* _Short exercise_: Do not repeat pictures. Repeat exactly the lines of the listing below from its first line through the line with "const p4Line = [[0,0.83],[10,6.68]];".
________________________________________
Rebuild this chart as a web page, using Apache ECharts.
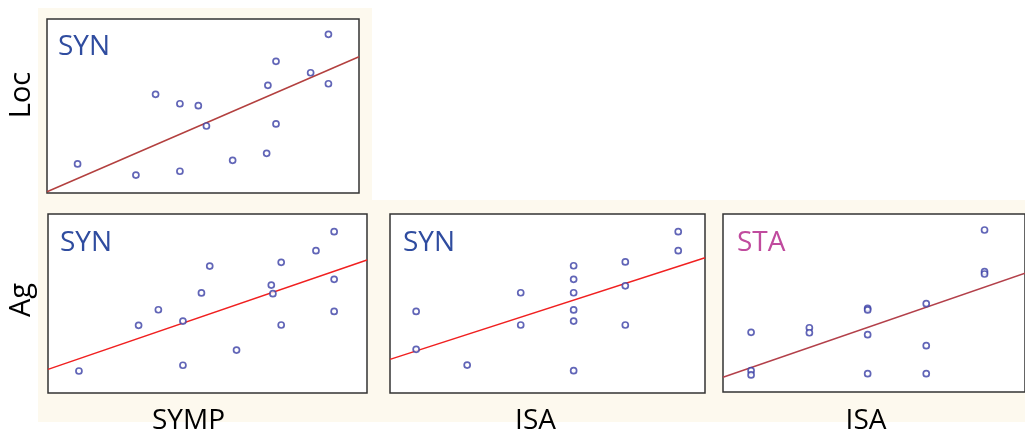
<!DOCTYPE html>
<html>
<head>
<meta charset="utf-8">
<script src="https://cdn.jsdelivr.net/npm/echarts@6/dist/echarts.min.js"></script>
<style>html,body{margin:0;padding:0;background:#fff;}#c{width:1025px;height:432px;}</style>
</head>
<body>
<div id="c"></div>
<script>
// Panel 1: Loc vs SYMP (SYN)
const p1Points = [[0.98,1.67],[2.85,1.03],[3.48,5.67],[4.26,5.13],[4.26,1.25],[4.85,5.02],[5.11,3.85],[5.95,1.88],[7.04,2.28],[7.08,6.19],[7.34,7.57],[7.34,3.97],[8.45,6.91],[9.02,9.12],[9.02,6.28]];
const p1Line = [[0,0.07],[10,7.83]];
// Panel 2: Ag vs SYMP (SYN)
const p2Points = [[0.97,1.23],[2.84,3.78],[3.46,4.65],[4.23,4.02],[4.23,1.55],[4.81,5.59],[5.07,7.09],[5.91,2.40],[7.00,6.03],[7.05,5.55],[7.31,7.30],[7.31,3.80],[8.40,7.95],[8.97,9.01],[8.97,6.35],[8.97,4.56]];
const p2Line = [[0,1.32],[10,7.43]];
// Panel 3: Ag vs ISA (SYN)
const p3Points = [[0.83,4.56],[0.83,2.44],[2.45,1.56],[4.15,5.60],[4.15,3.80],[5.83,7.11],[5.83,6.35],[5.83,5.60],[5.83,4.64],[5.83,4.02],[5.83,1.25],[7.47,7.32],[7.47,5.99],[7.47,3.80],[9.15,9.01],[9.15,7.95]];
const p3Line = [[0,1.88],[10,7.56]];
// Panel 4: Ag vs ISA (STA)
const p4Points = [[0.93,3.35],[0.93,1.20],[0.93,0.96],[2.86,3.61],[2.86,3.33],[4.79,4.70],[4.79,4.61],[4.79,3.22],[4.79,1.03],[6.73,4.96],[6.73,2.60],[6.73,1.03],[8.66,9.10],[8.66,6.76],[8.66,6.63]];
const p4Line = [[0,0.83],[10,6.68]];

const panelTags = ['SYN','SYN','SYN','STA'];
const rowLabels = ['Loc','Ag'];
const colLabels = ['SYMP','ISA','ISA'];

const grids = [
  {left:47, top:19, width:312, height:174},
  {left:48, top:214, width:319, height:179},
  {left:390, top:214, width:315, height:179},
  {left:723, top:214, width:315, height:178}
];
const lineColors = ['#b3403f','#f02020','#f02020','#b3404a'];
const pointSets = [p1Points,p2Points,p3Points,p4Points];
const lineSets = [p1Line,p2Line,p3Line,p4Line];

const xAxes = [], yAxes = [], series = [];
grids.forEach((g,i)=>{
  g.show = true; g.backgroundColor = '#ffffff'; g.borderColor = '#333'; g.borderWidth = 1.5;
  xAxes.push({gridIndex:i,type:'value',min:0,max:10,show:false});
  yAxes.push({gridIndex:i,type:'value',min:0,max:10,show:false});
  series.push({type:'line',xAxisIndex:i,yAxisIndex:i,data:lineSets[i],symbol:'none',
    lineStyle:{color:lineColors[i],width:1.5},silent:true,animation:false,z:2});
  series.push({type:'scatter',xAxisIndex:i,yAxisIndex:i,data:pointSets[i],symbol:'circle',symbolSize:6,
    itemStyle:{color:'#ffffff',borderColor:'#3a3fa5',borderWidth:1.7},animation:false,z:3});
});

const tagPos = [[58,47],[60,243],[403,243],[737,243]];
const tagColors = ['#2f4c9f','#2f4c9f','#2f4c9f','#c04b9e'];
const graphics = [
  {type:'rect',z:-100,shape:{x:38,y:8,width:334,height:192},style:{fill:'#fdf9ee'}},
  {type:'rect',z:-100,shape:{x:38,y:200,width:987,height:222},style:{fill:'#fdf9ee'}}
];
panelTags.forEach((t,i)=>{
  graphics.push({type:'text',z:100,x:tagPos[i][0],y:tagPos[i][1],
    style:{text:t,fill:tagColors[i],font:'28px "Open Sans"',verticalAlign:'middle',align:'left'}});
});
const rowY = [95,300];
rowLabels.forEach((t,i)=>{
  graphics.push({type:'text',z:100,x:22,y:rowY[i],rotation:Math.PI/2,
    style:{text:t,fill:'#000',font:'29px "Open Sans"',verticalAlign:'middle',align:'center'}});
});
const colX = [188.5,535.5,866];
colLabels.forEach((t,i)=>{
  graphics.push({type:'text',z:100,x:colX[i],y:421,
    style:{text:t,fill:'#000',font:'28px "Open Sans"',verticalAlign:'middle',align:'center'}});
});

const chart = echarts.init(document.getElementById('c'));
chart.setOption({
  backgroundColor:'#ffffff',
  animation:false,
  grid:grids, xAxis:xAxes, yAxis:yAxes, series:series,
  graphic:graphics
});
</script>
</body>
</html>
________________________________________
* _Written solution_:
Rebuild this chart as a web page, using Apache ECharts.
<!DOCTYPE html>
<html>
<head>
<meta charset="utf-8">
<script src="https://cdn.jsdelivr.net/npm/echarts@6/dist/echarts.min.js"></script>
<style>html,body{margin:0;padding:0;background:#fff;}#c{width:1025px;height:432px;}</style>
</head>
<body>
<div id="c"></div>
<script>
// Panel 1: Loc vs SYMP (SYN)
const p1Points = [[0.98,1.67],[2.85,1.03],[3.48,5.67],[4.26,5.13],[4.26,1.25],[4.85,5.02],[5.11,3.85],[5.95,1.88],[7.04,2.28],[7.08,6.19],[7.34,7.57],[7.34,3.97],[8.45,6.91],[9.02,9.12],[9.02,6.28]];
const p1Line = [[0,0.07],[10,7.83]];
// Panel 2: Ag vs SYMP (SYN)
const p2Points = [[0.97,1.23],[2.84,3.78],[3.46,4.65],[4.23,4.02],[4.23,1.55],[4.81,5.59],[5.07,7.09],[5.91,2.40],[7.00,6.03],[7.05,5.55],[7.31,7.30],[7.31,3.80],[8.40,7.95],[8.97,9.01],[8.97,6.35],[8.97,4.56]];
const p2Line = [[0,1.32],[10,7.43]];
// Panel 3: Ag vs ISA (SYN)
const p3Points = [[0.83,4.56],[0.83,2.44],[2.45,1.56],[4.15,5.60],[4.15,3.80],[5.83,7.11],[5.83,6.35],[5.83,5.60],[5.83,4.64],[5.83,4.02],[5.83,1.25],[7.47,7.32],[7.47,5.99],[7.47,3.80],[9.15,9.01],[9.15,7.95]];
const p3Line = [[0,1.88],[10,7.56]];
// Panel 4: Ag vs ISA (STA)
const p4Points = [[0.93,3.35],[0.93,1.20],[0.93,0.96],[2.86,3.61],[2.86,3.33],[4.79,4.70],[4.79,4.61],[4.79,3.22],[4.79,1.03],[6.73,4.96],[6.73,2.60],[6.73,1.03],[8.66,9.10],[8.66,6.76],[8.66,6.63]];
const p4Line = [[0,0.83],[10,6.68]];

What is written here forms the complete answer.